From June last year to March 2024, West Water Group (Liberia) Inc. shipped seven loads, totaling 3,275 logs or 18,683.309 cubic meters, FDA’s records show. The shipments are valued at an estimated US$3.5 million, based on the FDA-approved prices and details of logs in the consignments.
Yet West Water owes Blinlon Community Forests and District Three B&C in Grand Bassa and Nimba Counties over US$100,000, according to the leaderships of both community forests. The debt—approximately three percent of the estimated value of the exports—includes fees for land rental, harvesting, scholarships, and health services.
“The money from those logs that were shipped has not come to the community,” Jeremiah Gayepue, the head of District Three B&C leadership, told The DayLight. “The people are suffering.” West Water did not respond to queries for comment.
The FDA’s approval of the exports violates the Regulation of Forest Fees, requiring West Water to make all outstanding payments before shipment or harvesting.
The exports came to the spotlight after a DayLight investigation found half of the logs in the March consignment had been illegally harvested. The FDA denies the report, saying the newspaper “misinterpreted” the export dataset.
‘[Get] them out’
In July 2020, West Water signed a contract with locals to operate the 39,409-hectare Blinlon Community forest in the Yarwin-Mehnsonnon District near the Nimba-River Cess border.
The contract mandates West Water to pay the community yearly land rental, harvesting and scholarship fees.
However, as of last month, the company owed the community over US$32,000, based on an interview with Junior Jacobs, the head of Blinlon’s leadership. The DayLight could not update that information at press time due to the lack of mobile phone connectivity in that part of Nimba.
Things are worse in District Three B&C, where West Water harvested four of the seven consignments of logs it exported.
West Water signed a contract with the Grand Bassa villagers about a year after it sealed the Blinlon deal. The new contract covers 24,862.5 hectares along Grand Bassa’s borders with Nimba and River Cess.

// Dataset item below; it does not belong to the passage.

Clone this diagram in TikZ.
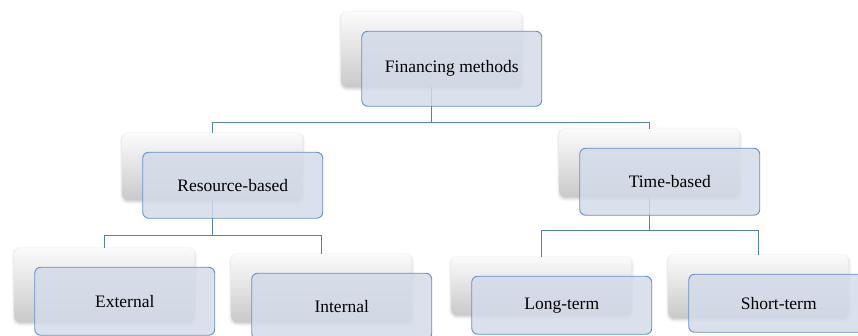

West Water owes District Three B&C nearly US$80,000, according to The DayLight’s calculation, based on interviews with the community forest’s leaders. It has outstanding land rental, harvesting, scholarships and health services payments.
These outstanding payments and other issues have sparked two protests this year, the latest last month. Locals set up roadblocks and prevented West Water’s workers from going into the forest as the company has always been indebted to them.
“If the company is not meeting its obligation we will revoke their documents to get [them] out,” Alex Bonwin, a member of the community forest leadership, said.
Indebtedness
Created in 2007, the Regulation on Forest Fees is one of several reform provisions to ensure forest resources “directly benefit local communities and the government.”
Jonathan Yiah, the lead forestry campaigner at the Sustainable Development Institute (SDI), blames West Water’s persistent indebtedness to the communities on the failure of the FDA to enforce the regulation.
Yiah said the lack of enforcement of the regulation would lead to the termination or suspension of West Water’s contract.
“If the current government of Joseph N. Boakai means business, then forestry laws must be enforced in totality so that both the government and the communities can benefit from our resources,” Yiah told The DayLight.
Yiah is not the only person to have said this.
A World Bank report released last month calls on the Liberian government to prioritize forest communities by managing forestry resources sustainably for peace and prosperity. The report found that climate change will push 1.3 million people into poverty and reduce the size of Liberia’s economy by 15 percent by 2050 if nothing is done.
‘Very repressive’
The FDA dodged queries for comment on its failure to enforce the Regulation on Forest Fees. The agency disclosed that the company also owed the government US$59,319.50, which also breaches the regulation.
“Yes, we confirm that West Water has tax liabilities,” Merab said in a letter to the newspaper. “However, [the Liberia Revenue Authority] is the lead determinant of tax obligation.”
Merab is a staunch opponent of forestry laws and regulations.
In an interview with the African Report in 2015 after Liberia signed a US$150 million deforestation deal with Norway, he claimed that logging’s legal regime had impoverished rural communities.
During his induction as Managing Director of the FDA, Merab aimed a dig at the crafters of the legal framework for creating laws “that cannot work.”
He stated that in a recent interview with the Associated Press, adding he would work to scale back regulations.
“Sometimes regulations become too cumbersome and it stifles productivity,” he said in the interview. “Same thing with laws. Sometimes the law becomes very repressive.”